Brad DeLong says I am wrong about his views of Greenspan.

I now think he was wrong not to move aggressively to curb the housing bubble of the 2000s. But I think all in all he did a very good job as a central banker over 18 years:

Let me remind Brad that when the Bush tax cuts were debated, Greenspan testified that they were necessary because with so much government surplus in the offing, the Fed would eventually run out of securities to buy to create money.

This was nonsense on many levels. It indicates the level to which a Fed Chairman must stoop in order to get along politically. Bernanke has also stooped, I believe, to get along with Paulson and, more recently, with the Democratic Congress (when Bernanke endorsed a stimulus proposal).

Megan McArdle questions whether Fed policy could have popped the housing bubble. I think that the housing bubble could have been popped easily by putting curbs on loans with low down payments. That could have been done in several ways. First, forbid Freddie and Fannie from doing anything to support low-down-payment mortgages. (Alternatively, rigidly require Freddie and Fannie to hold sufficient capital against the loans. That would have made them uneconomical to buy.) Second, adjust bank capital requirements to get rid of the loophole that allowed these high-risk loans to get low risk ratings when securitized. Third, just issue a warning against the practice.

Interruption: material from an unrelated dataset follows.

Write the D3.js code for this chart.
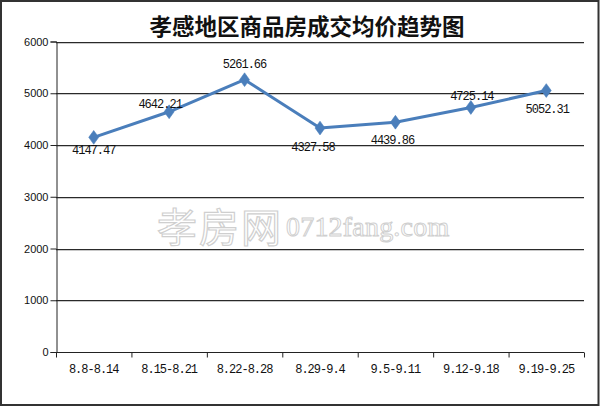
<!DOCTYPE html>
<html><head><meta charset="utf-8">
<script src="https://cdn.jsdelivr.net/npm/d3@7"></script>
<style>
html,body{margin:0;padding:0;background:#fff;}
svg{display:block;}
</style></head>
<body>
<svg id="c" width="600" height="406"></svg>
<script>
// ---- data ----
const title = "孝感地区商品房成交均价趋势图";
const categories = ["8.8-8.14","8.15-8.21","8.22-8.28","8.29-9.4","9.5-9.11","9.12-9.18","9.19-9.25"];
const prices = [4147.47, 4642.21, 5261.66, 4327.58, 4439.86, 4725.14, 5052.31];
const yTicks = [0, 1000, 2000, 3000, 4000, 5000, 6000];
const watermarkCN = "孝房网";
const watermarkEN = "0712fang.com";
// label placement (style)
const labelDx = [0, -9, 0, -7, -3, 1, 1];
const labelDy = [12, -8, -16, 18, 17, -12, 18];

const svg = d3.select("#c");
const W = 600, H = 406;
const m = {left:56, right:584, top:41.5, bottom:352};

// outer border
svg.append("rect").attr("x",1).attr("y",1).attr("width",W-2.5).attr("height",H-2)
  .attr("fill","#fff").attr("stroke","#333").attr("stroke-width",2);

// title
svg.append("text").attr("x",307).attr("y",34.5).attr("text-anchor","middle")
  .attr("font-family","'Noto Sans CJK SC', sans-serif").attr("font-weight","bold")
  .attr("font-size",22.5).attr("fill","#111").text(title);

const x = d3.scaleBand().domain(categories).range([m.left, m.right]);
const y = d3.scaleLinear().domain([0, 6000]).range([m.bottom, m.top]);

// watermark
svg.append("text").attr("x",157).attr("y",242)
  .attr("font-family","'Noto Sans CJK SC', sans-serif").attr("font-size",40)
  .attr("fill","#fff").attr("stroke","#cfcfcf").attr("stroke-width",1.2)
  .attr("letter-spacing",2).text(watermarkCN);
svg.append("text").attr("x",286).attr("y",236)
  .attr("font-family","'Liberation Serif', serif").attr("font-size",28)
  .attr("fill","#fff").attr("stroke","#cfcfcf").attr("stroke-width",1)
  .attr("letter-spacing",0.2).text(watermarkEN);

// gridlines (with soft shadow)
const grid = svg.append("g");
yTicks.filter(t => t > 0).forEach(t => {
  const yy = Math.round(y(t));
  grid.append("line").attr("x1",m.left).attr("x2",m.right).attr("y1",yy+1.5).attr("y2",yy+1.5)
    .attr("stroke","#c8c8c8").attr("stroke-width",1);
  grid.append("line").attr("x1",m.left).attr("x2",m.right).attr("y1",yy+0.5).attr("y2",yy+0.5)
    .attr("stroke","#2a2a2a").attr("stroke-width",1.2);
});

// y axis
const yAxis = d3.axisLeft(y).tickValues(yTicks).tickSize(6).tickPadding(2).tickFormat(d3.format("d"));
const gy = svg.append("g").attr("transform",`translate(${m.left+0.5},0)`).call(yAxis);
gy.select(".domain").attr("stroke","#222");
gy.selectAll(".tick line").attr("stroke","#222");
gy.selectAll("text").attr("font-family","'Liberation Sans', Arial, sans-serif").attr("font-size",11).attr("fill","#111");

// x axis
const gx = svg.append("g").attr("transform",`translate(0,${m.bottom+0.5})`);
gx.append("line").attr("x1",m.left).attr("x2",m.right).attr("stroke","#222").attr("stroke-width",1.2);
const edges = categories.map(c => x(c)).concat([m.right]);
gx.selectAll("line.tk").data(edges).join("line").attr("class","tk")
  .attr("x1",d=>d+0.5).attr("x2",d=>d+0.5).attr("y1",0).attr("y2",5).attr("stroke","#222");
gx.selectAll("text").data(categories).join("text")
  .attr("x",d=>x(d)+x.bandwidth()/2).attr("y",20.5).attr("text-anchor","middle")
  .attr("font-family","'Liberation Mono', monospace").attr("font-size",12).attr("letter-spacing",-1)
  .attr("fill","#111").text(d=>d);

// line
const pts = categories.map((c,i)=>({c, v:prices[i], i}));
const cx = d => x(d.c) + x.bandwidth()/2;
svg.append("path").datum(pts)
  .attr("d", d3.line().x(cx).y(d=>y(d.v)))
  .attr("fill","none").attr("stroke","#4a7ebb").attr("stroke-width",3).attr("stroke-linejoin","round");

// markers
svg.selectAll("path.mk").data(pts).join("path").attr("class","mk")
  .attr("d", d3.symbol().type(d3.symbolDiamond).size(55))
  .attr("transform", d=>`translate(${cx(d)},${y(d.v)}) scale(1.25,1)`)
  .attr("fill","#4a7ebb").attr("stroke","#4a7ebb").attr("stroke-width",0.5);

// data labels
svg.selectAll("text.lb").data(pts).join("text").attr("class","lb")
  .attr("x", d=>cx(d)+labelDx[d.i]).attr("y", d=>y(d.v)+labelDy[d.i]+4.5)
  .attr("text-anchor","middle")
  .attr("font-family","'Liberation Mono', monospace").attr("font-size",12).attr("letter-spacing",-1)
  .attr("fill","#111").text(d=>d3.format(".2f")(d.v));
</script>
</body></html>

Bernanke was a member of the Fed starting in 2002, and he could have advocated any of these policies. In my view, he shares with Greenspan any blame for not trying to pop the bubble.

I personally did not see the bubble until later than necessary to stop it. However, I was unaware of the lending practices taking place. I would have opposed the lending practices regardless.

In any case, one can argue that if the housing bubble had been popped, the excess risk-seeking funds would have gone elsewhere, creating a different bubble. I still think that the policy of encouraging high leverage in housing, a policy which continues to this day, was wrong.